Being hardwired for certain things was easier before the whole world was cracked open for all to see.

I had just the women in my family to influence me, and they were pretty much housewives. I found out long after I was grown that one of my aunts actually had a few degrees and was in Europe studying art. Maybe she was the black sheep among the housewives.

There were many friends along the way who were being encouraged to be nurses or teachers, which was the thing back in the 60s and 70s. It’s possible that some girls in my vicinity who might have had loftier goals like getting law degrees or, perish the thought, becoming a doctor, were sent away to live with family in places like New York or even California.

With no desire to become a teacher or nurse, my goals were to be a wife, mom and someday, a writer. What I actually became is all those roles plus a bevy of corporate sales jobs and the occasional school clerk.

The parents were somewhat disconnected when it came to real life stuff like power bills and insurance. I’m sure they were just wading through life with four kids (I’m the youngest) and whatever goes with having an existence such as theirs.

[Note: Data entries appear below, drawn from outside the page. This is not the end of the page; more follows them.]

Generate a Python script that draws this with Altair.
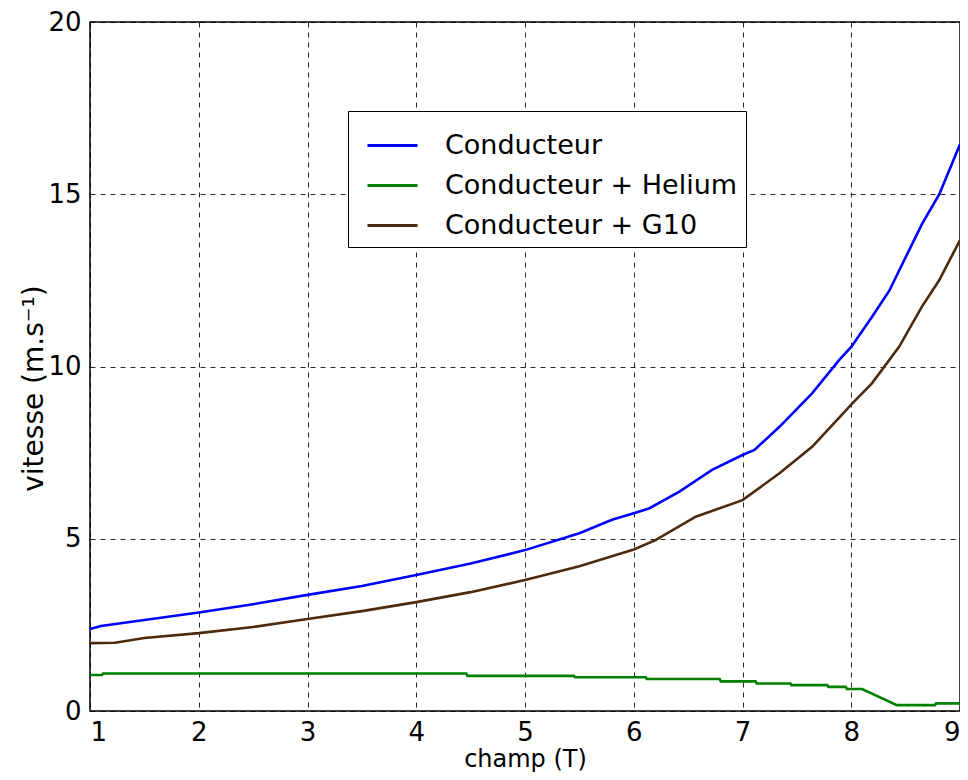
import altair as alt
import pandas as pd

series_names = ["Conducteur", "Conducteur + Helium", "Conducteur + G10"]
series_colors = ["#0000FF", "#008000", "#4C2A0E"]

blue_x = [1, 1.1, 1.5, 2, 2.5, 3, 3.5, 4, 4.5, 5, 5.5, 5.8, 6, 6.14, 6.42, 6.72, 7, 7.11, 7.34, 7.64, 7.89, 8, 8.19, 8.35, 8.5, 8.65, 8.81, 9]
blue_y = [2.38, 2.47, 2.64, 2.86, 3.1, 3.37, 3.63, 3.95, 4.28, 4.67, 5.16, 5.55, 5.74, 5.88, 6.37, 7.0, 7.43, 7.58, 8.25, 9.22, 10.19, 10.57, 11.44, 12.2, 13.17, 14.13, 15.0, 16.45]

green_x = [1, 1.11, 1.12, 4.46, 4.47, 5.45, 5.46, 6.11, 6.12, 6.79, 6.8, 7.12, 7.13, 7.44, 7.45, 7.78, 7.79, 7.95, 7.96, 8.1, 8.42, 8.77, 8.78, 9]
green_y = [1.045, 1.045, 1.09, 1.09, 1.02, 1.02, 0.98, 0.98, 0.93, 0.93, 0.86, 0.86, 0.80, 0.80, 0.75, 0.75, 0.70, 0.70, 0.64, 0.64, 0.17, 0.17, 0.22, 0.22]

brown_x = [1, 1.23, 1.5, 2, 2.5, 3, 3.5, 4, 4.5, 5, 5.5, 6, 6.2, 6.57, 7, 7.34, 7.64, 7.87, 8.01, 8.19, 8.44, 8.65, 8.81, 9]
brown_y = [1.97, 1.98, 2.12, 2.26, 2.44, 2.67, 2.9, 3.16, 3.45, 3.8, 4.2, 4.69, 4.96, 5.64, 6.12, 6.9, 7.67, 8.45, 8.93, 9.51, 10.57, 11.74, 12.51, 13.67]

x_ticks = [1, 2, 3, 4, 5, 6, 7, 8, 9]
y_ticks = [0, 5, 10, 15, 20]

rows = []
for name, xs, ys in [(series_names[0], blue_x, blue_y),
                     (series_names[1], green_x, green_y),
                     (series_names[2], brown_x, brown_y)]:
    for i, (a, b) in enumerate(zip(xs, ys)):
        rows.append({"champ": a, "vitesse": b, "serie": name, "order": i})
df = pd.DataFrame(rows)

FONT = "DejaVu Sans"

chart = alt.Chart(df).mark_line(strokeWidth=2.6).encode(
    x=alt.X("champ:Q", scale=alt.Scale(domain=[1, 9], nice=False),
            axis=alt.Axis(values=x_ticks, title="champ (T)", format="d",
                          labelPadding=8, titleY=55, titleFontSize=24,
                          titleBaseline="alphabetic")),
    y=alt.Y("vitesse:Q", scale=alt.Scale(domain=[0, 20], nice=False),
            axis=alt.Axis(values=y_ticks, title="vitesse (m.s⁻¹)", format="d",
                          labelPadding=9, titleX=-48, titleY=366, titleFontSize=28,
                          titleBaseline="alphabetic")),
    color=alt.Color("serie:N",
                    scale=alt.Scale(domain=series_names, range=series_colors),
                    sort=series_names,
                    legend=alt.Legend(title=None, orient="none", legendX=258, legendY=89,
                                      symbolType="stroke", symbolSize=2500,
                                      symbolStrokeWidth=3, symbolOffset=10,
                                      labelOffset=26, labelFontSize=27, labelFont=FONT,
                                      labelColor="black", labelLimit=500,
                                      rowPadding=-10, padding=8,
                                      strokeColor="black", fillColor="white")),
    order="order:Q",
    detail="serie:N",
).properties(
    width=870, height=689,
    autosize=alt.AutoSizeParams(type="none"),
    padding={"left": 82, "top": 14, "right": 0, "bottom": 61},
).configure_view(
    stroke="black", strokeWidth=1.5
).configure_axis(
    grid=True, gridColor="black", gridDash=[5, 5], gridWidth=1, gridOpacity=0.85,
    domain=False, ticks=False,
    labelFont=FONT, labelFontSize=26, labelColor="black",
    titleFont=FONT, titleFontSize=26, titleFontWeight="normal", titleColor="black",
)

chart.save("out.html", embed_options={"renderer": "svg", "actions": False})
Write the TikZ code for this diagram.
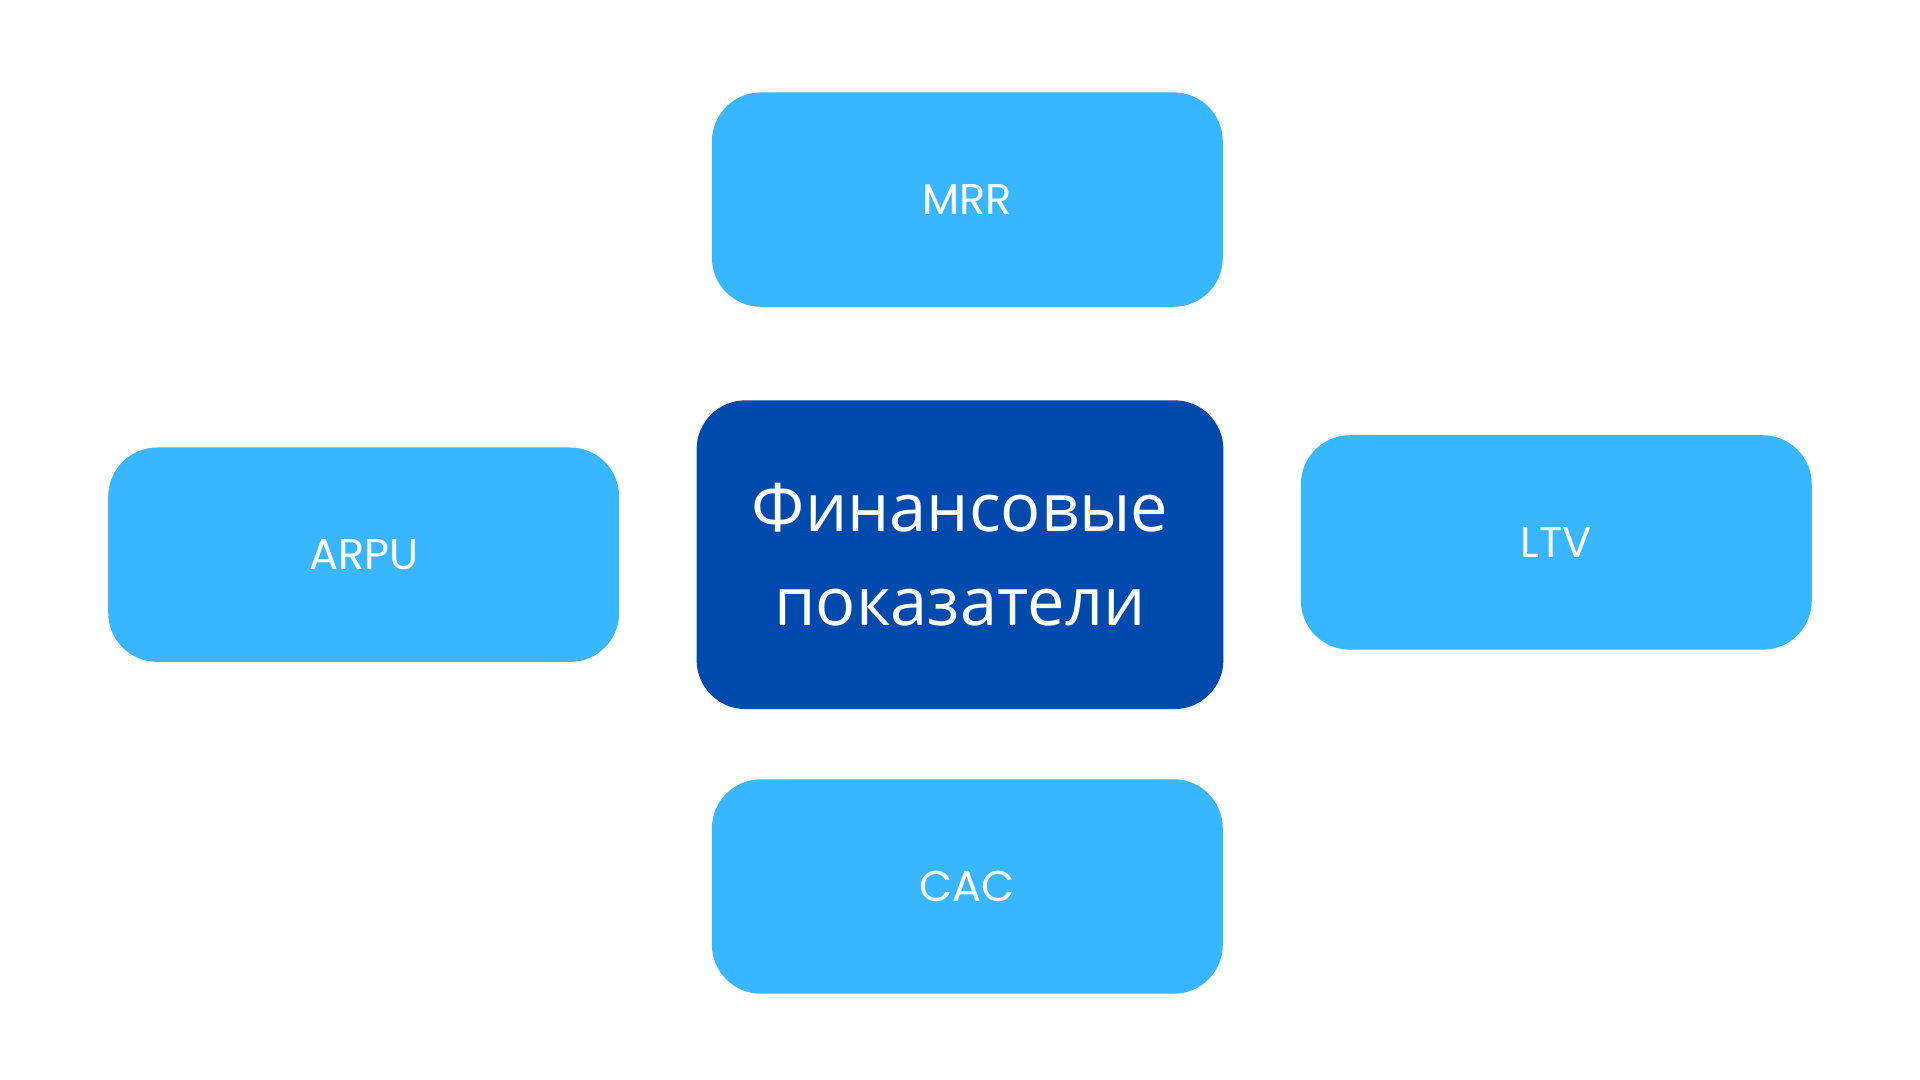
\documentclass[tikz,border=0pt]{standalone}
\usepackage{fontspec}
\setmainfont{Open Sans}
\newfontfamily\thinfont{Poppins}
\definecolor{lightblue}{HTML}{38B6FF}
\definecolor{darkblue}{HTML}{004AAD}
\tikzset{
  metric/.style={fill=lightblue, rounded corners=0.4cm, minimum width=4.17cm, minimum height=1.75cm, text=white, font=\thinfont\fontsize{10}{12}\selectfont},
  hub/.style={fill=darkblue, rounded corners=0.4cm, minimum width=4.3cm, minimum height=2.52cm, text=white, align=center, font=\fontsize{15.5}{22}\selectfont}
}
\begin{document}
\begin{tikzpicture}[x=0.01cm, y=-0.01cm]
\useasboundingbox (0, 0) rectangle (1568, 882);
\node[hub] (fin) at (784, 453) {Финансовые\\показатели};
\node[metric] (mrr) at (790, 163) {MRR};
\node[metric] (arpu) at (297, 453) {ARPU};
\node[metric] (ltv) at (1271, 443) {LTV};
\node[metric] (cac) at (790, 724) {CAC};
\end{tikzpicture}
\end{document}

I married at 17 and 47 years later, I can now laugh at not knowing that people had monthly bills that had to be paid. When we were married barely a week, I saw my young husband sitting at the kitchen table with a checkbook and papers in front of him. I asked him what he was doing, and he said he was paying the electric bill.

Paying the what? I asked him about it, and he said, “Yeah, you know, the light bill? The power bill?” I flipped the switch on the wall and the light turned off and back on. I explained to him that I thought when God said, “Let there be light” that there was, and that’s where it came from. I think my husband realized right then and there that he had a lot of work to do.

If mom and dad wrote checks and paid bills, I never knew about it. But I’m sure they did because we had lights and electricity, and even water. They drove cars and I suppose they had insurance as well.

Having reached my first goal in life, I wasn’t very interested in learning about things other than what my new husband wanted to eat for lunch and dinner. Motherhood happened four years later, and by that time I had learned all I needed to know about managing a household and working full time at a job I hated.

Now it was time to know which end the diaper went on.

Yes, I’m selling myself short, but considering the information people have these days, I may as well have been raised by wolves and lived in a cave. And this is just about knowledge of day to day things, because I really had good parents.

Fifty-ish years later, I’m thankful to know a bazillion more life skills now that I did as a young bride trying to understand the “light” that God provides. But of course, I would have enjoyed knowing I had a world of options waiting in the wings if I could have just reached out and grabbed some.

Today, I appreciate all of the information and options we have in this culture like paying the electric bill and even insurance…online.